Entries with chart source code:

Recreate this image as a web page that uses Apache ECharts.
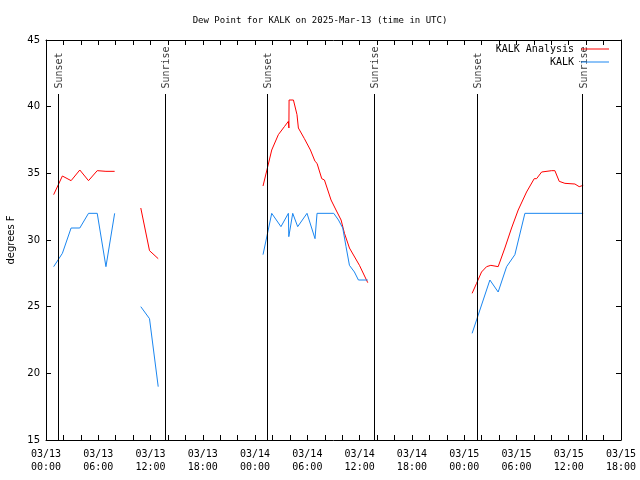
<!DOCTYPE html>
<html>
<head>
<meta charset="utf-8">
<script src="https://cdn.jsdelivr.net/npm/echarts/dist/echarts.min.js"></script>
<style>html,body{margin:0;padding:0;background:#fff}#c{width:640px;height:480px}</style>
</head>
<body>
<div id="c"></div>
<script>
// Time is in hours since 2025-03-13 00:00 UTC
const titleText = 'Dew Point for KALK on 2025-Mar-13 (time in UTC)';
const xTickLabels = ['03/13\n00:00','03/13\n06:00','03/13\n12:00','03/13\n18:00',
                     '03/14\n00:00','03/14\n06:00','03/14\n12:00','03/14\n18:00',
                     '03/15\n00:00','03/15\n06:00','03/15\n12:00','03/15\n18:00'];
const seriesNames = ['KALK Analysis', 'KALK'];

// KALK Analysis (null = gap in data)
const analysisTime = [0.88,1.88,2.88,3.88,4.88,5.88,6.88,7.88, 9.4,
  10.88,11.88,12.88, 18,
  24.91,25.45,25.91,26.67,27.36,27.82,27.88,27.90,28.40,28.81,28.97,29.66,30.35,30.88,31.11,31.65,31.96,32.72,33.29,33.87,34.26,34.83,35.98,36.93, 42,
  48.91,49.42,49.99,50.57,51.06,51.90,52.67,53.44,54.20,55.16,56.04,56.31,56.89,58.04,58.41,58.91,59.56,60.71,61.20,61.66];
const analysisDew = [33.4,34.8,34.45,35.25,34.45,35.2,35.15,35.15, null,
  32.4,29.2,28.6, null,
  34.05,35.5,36.75,37.9,38.5,38.9,38.4,40.5,40.5,39.4,38.4,37.6,36.75,35.9,35.75,34.6,34.5,33.0,32.25,31.5,30.5,29.4,28.1,26.8, null,
  26.0,26.75,27.6,28.0,28.1,28.0,29.4,30.9,32.25,33.6,34.6,34.6,35.1,35.2,35.2,34.4,34.25,34.2,34.0,34.1];

// KALK observations
const obsTime = [0.88,1.88,2.88,3.88,4.88,5.88,6.88,7.88, 9.4,
  10.88,11.88,12.88, 18,
  24.91,25.91,26.97,27.82,27.87,28.32,28.89,29.96,30.88,31.11,33.03,33.57,34.06,34.44,34.83,35.40,35.86,36.93, 42,
  48.91,50.95,51.90,52.87,53.82,54.97,61.66];
const obsDew = [28.0,29.0,30.9,30.9,32.0,32.0,28.0,32.0, null,
  25.0,24.1,19.0, null,
  28.9,32.0,31.0,32.0,30.25,32.0,31.0,32.0,30.1,32.0,32.0,31.5,30.9,29.5,28.1,27.6,27.0,27.0, null,
  23.0,27.0,26.1,28.0,28.9,32.0,32.0];

// Sunset / sunrise markers
const sunTimes = [1.36, 13.69, 25.37, 37.66, 49.49, 61.60];
const sunNames = ['Sunset','Sunrise','Sunset','Sunrise','Sunset','Sunrise'];
const sunLineTop = 40.95;
const sunLabelBase = 41.32;

const MONO = 'DejaVu Sans Mono';
const pairs = (t, v) => t.map((x, i) => [x, v[i] == null ? '-' : v[i]]);

const tickCommon = {
  axisLine: {show: true, onZero: false, lineStyle: {color: '#000', width: 1}},
  axisTick: {show: true, inside: true, length: 5, lineStyle: {color: '#000', width: 1}},
  splitLine: {show: false}
};

const legendCommon = {
  right: 31, orient: 'vertical', align: 'right', padding: 0,
  icon: 'rect', itemWidth: 28, itemHeight: 1,
  textStyle: {fontFamily: MONO, fontSize: 10, color: '#000', lineHeight: 12, padding: [0, 2, 0, 0]}
};

const option = {
  animation: false,
  backgroundColor: '#fff',
  title: {text: titleText, left: 'center', top: 10,
    textStyle: {fontFamily: MONO, fontSize: 9, fontWeight: 'normal', color: '#000', lineHeight: 12}},
  legend: [
    Object.assign({data: [seriesNames[0]], top: 43}, legendCommon),
    Object.assign({data: [seriesNames[1]], top: 56}, legendCommon)
  ],
  grid: {left: 46, right: 19, top: 40, bottom: 40, outerBoundsMode: 'none', containLabel: false},
  xAxis: [
    Object.assign({}, tickCommon, {type: 'value', position: 'bottom', min: 0, max: 66, interval: 6,
      minorTick: {show: true, splitNumber: 3, length: 5, lineStyle: {color: '#000'}},
      axisLabel: {show: true, margin: 8, fontFamily: MONO, fontSize: 10, lineHeight: 13, color: '#000',
        formatter: v => xTickLabels[Math.round(v / 6)]}}),
    Object.assign({}, tickCommon, {type: 'value', position: 'top', min: 0, max: 66, interval: 6,
      minorTick: {show: true, splitNumber: 3, length: 5, lineStyle: {color: '#000'}},
      axisLabel: {show: false}})
  ],
  yAxis: [
    Object.assign({}, tickCommon, {type: 'value', position: 'left', min: 15, max: 45, interval: 5,
      name: 'degrees F', nameLocation: 'middle', nameRotate: 90, nameGap: 30,
      nameTextStyle: {fontFamily: 'DejaVu Sans', fontSize: 10, color: '#000'},
      axisLabel: {show: true, margin: 6, fontFamily: 'DejaVu Sans', fontSize: 10, color: '#000'}}),
    Object.assign({}, tickCommon, {type: 'value', position: 'right', min: 15, max: 45, interval: 5,
      axisLabel: {show: false}})
  ],
  series: [
    {name: seriesNames[0], type: 'line', data: pairs(analysisTime, analysisDew),
      showSymbol: false, symbol: 'none', connectNulls: false,
      lineStyle: {color: '#ff0000', width: 1}, itemStyle: {color: '#ff0000'}, z: 3},
    {name: seriesNames[1], type: 'line', data: pairs(obsTime, obsDew),
      showSymbol: false, symbol: 'none', connectNulls: false,
      lineStyle: {color: '#1a86f0', width: 1}, itemStyle: {color: '#1a86f0'}, z: 3},
    {name: 'sun', type: 'scatter', symbolSize: 1, z: 2,
      itemStyle: {color: 'rgba(0,0,0,0)'},
      data: sunTimes.map((t, i) => ({name: sunNames[i], value: [t, sunLabelBase]})),
      label: {show: true, formatter: '{b}', position: [2, 0], rotate: 90, align: 'left', verticalAlign: 'middle',
        fontFamily: MONO, fontSize: 10, color: '#000'},
      markLine: {silent: true, symbol: ['none', 'none'], label: {show: false},
        lineStyle: {color: '#000', width: 1, type: 'solid'},
        data: sunTimes.map(t => [{coord: [t, 15]}, {coord: [t, sunLineTop]}])}
    }
  ]
};

const chart = echarts.init(document.getElementById('c'), null, {renderer: 'canvas'});
chart.setOption(option);
</script>
</body>
</html>
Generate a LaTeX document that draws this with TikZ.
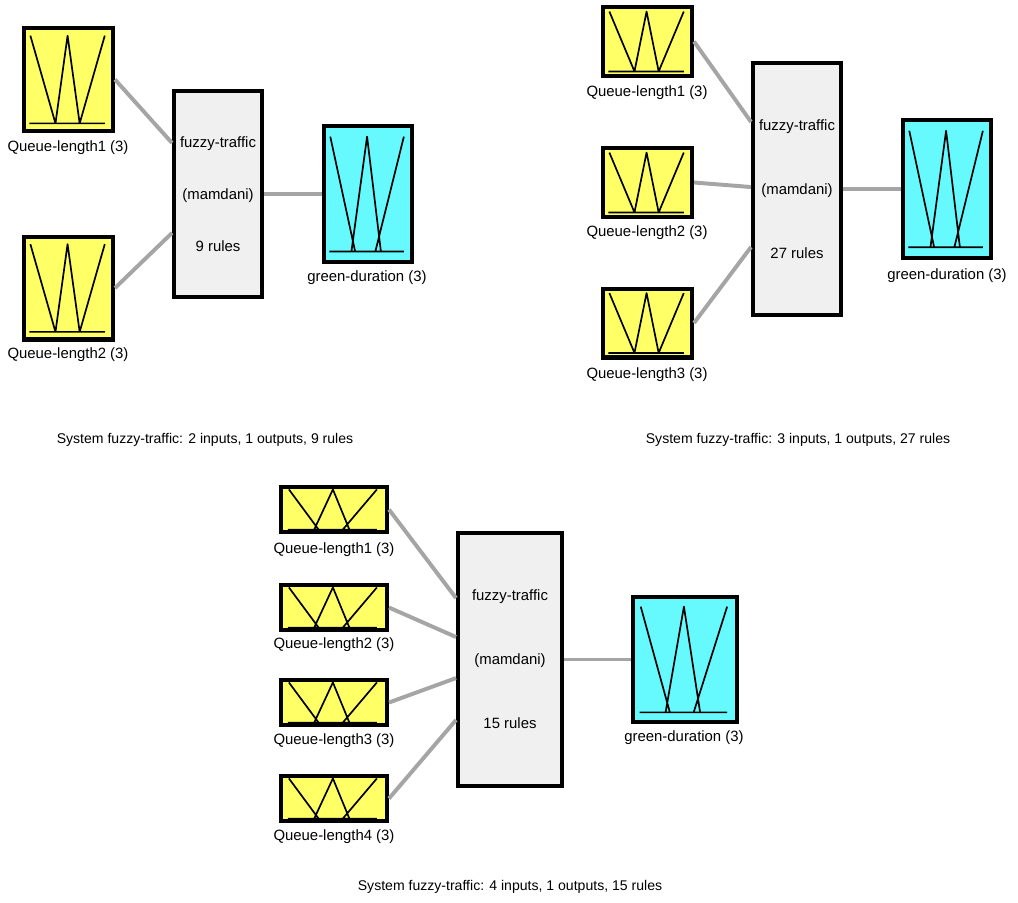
\documentclass[tikz,border=0pt]{standalone}
\usepackage{fontspec}
\setmainfont{Liberation Sans}
\usetikzlibrary{calc}

\definecolor{inyellow}{RGB}{255,255,102}
\definecolor{outcyan}{RGB}{102,250,255}
\definecolor{fisgray}{RGB}{240,240,240}
\definecolor{linkgray}{RGB}{165,165,165}

\newcommand{\mfplot}[6]{%
  \draw[mfline] let \p1=(#1.south west), \p2=(#1.north east) in
     ({\x1+.09*(\x2-\x1)},{\y1+.91*(\y2-\y1)}) -- ({\x1+#2*(\x2-\x1)},{\y1+.09*(\y2-\y1)})
     ({\x1+#3*(\x2-\x1)},{\y1+.09*(\y2-\y1)}) -- ({\x1+#4*(\x2-\x1)},{\y1+.91*(\y2-\y1)}) -- ({\x1+#5*(\x2-\x1)},{\y1+.09*(\y2-\y1)})
     ({\x1+#6*(\x2-\x1)},{\y1+.09*(\y2-\y1)}) -- ({\x1+.89*(\x2-\x1)},{\y1+.91*(\y2-\y1)})
     ({\x1+.08*(\x2-\x1)},{\y1+.09*(\y2-\y1)}) -- ({\x1+.89*(\x2-\x1)},{\y1+.09*(\y2-\y1)});}
\newcommand{\mfmeet}[1]{\mfplot{#1}{.36}{.36}{.49}{.62}{.62}}
\newcommand{\mfcross}[1]{\mfplot{#1}{.36}{.32}{.49}{.64}{.58}}

\begin{document}
\begin{tikzpicture}[x=0.025cm, y=-0.025cm,
     boxsize/.style 2 args={minimum width=#1*0.025cm-3pt, minimum height=#2*0.025cm-3pt},
     inbox/.style={draw, line width=3pt, fill=inyellow, inner sep=0pt},
     outbox/.style={draw, line width=3pt, fill=outcyan, inner sep=0pt},
     fisbox/.style={draw, line width=3pt, fill=fisgray, inner sep=0pt, align=center, font=\fontsize{10.6}{12.7}\selectfont},
     mfline/.style={line width=1.2pt, line join=round},
     link/.style={draw=linkgray, line width=2.8pt},
     lbl/.style={inner sep=0pt, font=\fontsize{10.6}{12.7}\selectfont},
     caption/.style={inner sep=0pt, font=\fontsize{10}{12}\selectfont}]
     \useasboundingbox (0,0) rectangle (1018,902);

     \node [inbox, boxsize={93}{107}] (qa1) at (68.5,79.5) {};
     \node [inbox, boxsize={93}{107}] (qa2) at (68.5,288) {};
     \node [fisbox, boxsize={92}{210}] (fisa) at (218,194) {fuzzy-traffic\\[24.3pt](mamdani)\\[24.3pt]9 rules};
     \node [outbox, boxsize={92}{140}] (outa) at (368,194) {};
     \mfmeet{qa1} \mfmeet{qa2} \mfcross{outa}
     \node [lbl] (qa1l) at (68,148) {Queue-length1 (3)};
     \node [lbl] (qa2l) at (68,355) {Queue-length2 (3)};
     \node [lbl] (outal) at (367,278) {green-duration (3)};
     \draw[link] (qa1.east) -- ([yshift=36.3pt]fisa.west);
     \draw[link] (qa2.east) -- ([yshift=-27.7pt]fisa.west);
     \draw[link] (fisa.east) -- (outa.west);
     \node [caption] (capa) at (205,440) {System fuzzy-traffic: 2 inputs, 1 outputs, 9 rules};

     \node [inbox, boxsize={93}{73}] (qb1) at (647.5,41.5) {};
     \node [inbox, boxsize={93}{73}] (qb2) at (647.5,182.5) {};
     \node [inbox, boxsize={93}{73}] (qb3) at (647.5,323) {};
     \node [fisbox, boxsize={92}{256}] (fisb) at (797,189) {fuzzy-traffic\\[32.8pt](mamdani)\\[32.8pt]27 rules};
     \node [outbox, boxsize={92}{142}] (outb) at (947,189) {};
     \mfmeet{qb1} \mfmeet{qb2} \mfmeet{qb3} \mfcross{outb}
     \node [lbl] (qb1l) at (647,93) {Queue-length1 (3)};
     \node [lbl] (qb2l) at (647,233) {Queue-length2 (3)};
     \node [lbl] (qb3l) at (647,375) {Queue-length3 (3)};
     \node [lbl] (outbl) at (947,276) {green-duration (3)};
     \draw[link] (qb1.east) -- ([yshift=47.7pt]fisb.west);
     \draw[link] (qb2.east) -- ([yshift=1.4pt]fisb.west);
     \draw[link] (qb3.east) -- ([yshift=-41.3pt]fisb.west);
     \draw[link] (fisb.east) -- (outb.west);
     \node [caption] (capb) at (798,440) {System fuzzy-traffic: 3 inputs, 1 outputs, 27 rules};

     \node [inbox, boxsize={110}{49}] (qc1) at (334,509.5) {};
     \node [inbox, boxsize={110}{49}] (qc2) at (334,607.5) {};
     \node [inbox, boxsize={110}{49}] (qc3) at (334,702.5) {};
     \node [inbox, boxsize={110}{49}] (qc4) at (334,798.5) {};
     \node [fisbox, boxsize={108}{257}] (fisc) at (510,659.5) {fuzzy-traffic\\[32.8pt](mamdani)\\[32.8pt]15 rules};
     \node [outbox, boxsize={108}{129}] (outc) at (685,659.5) {};
     \mfcross{qc1} \mfcross{qc2} \mfcross{qc3} \mfcross{qc4} \mfcross{outc}
     \node [lbl] (qc1l) at (334,550) {Queue-length1 (3)};
     \node [lbl] (qc2l) at (334,645) {Queue-length2 (3)};
     \node [lbl] (qc3l) at (334,741) {Queue-length3 (3)};
     \node [lbl] (qc4l) at (334,837) {Queue-length4 (3)};
     \node [lbl] (outcl) at (684,738) {green-duration (3)};
     \draw[link] (qc1.east) -- ([yshift=43.7pt]fisc.west);
     \draw[link] (qc2.east) -- ([yshift=16pt]fisc.west);
     \draw[link] (qc3.east) -- ([yshift=-13.2pt]fisc.west);
     \draw[link] (qc4.east) -- ([yshift=-43pt]fisc.west);
     \draw[link] (fisc.east) -- (outc.west);
     \node [caption] (capc) at (510,887) {System fuzzy-traffic: 4 inputs, 1 outputs, 15 rules};
  \end{tikzpicture}
\end{document}
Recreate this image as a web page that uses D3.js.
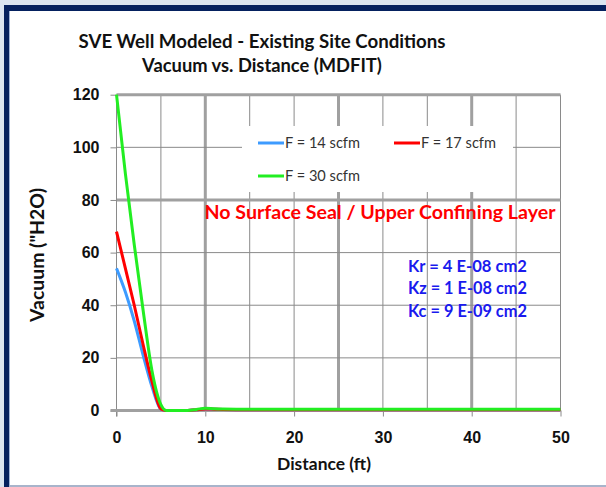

** EXERCISE PROMPT **
Collect, from the material above, every line containing the word "page".

** RESPONSE **
Recreate this image as a web page that uses Apache ECharts.
Recreate this image as a web page that uses D3.js.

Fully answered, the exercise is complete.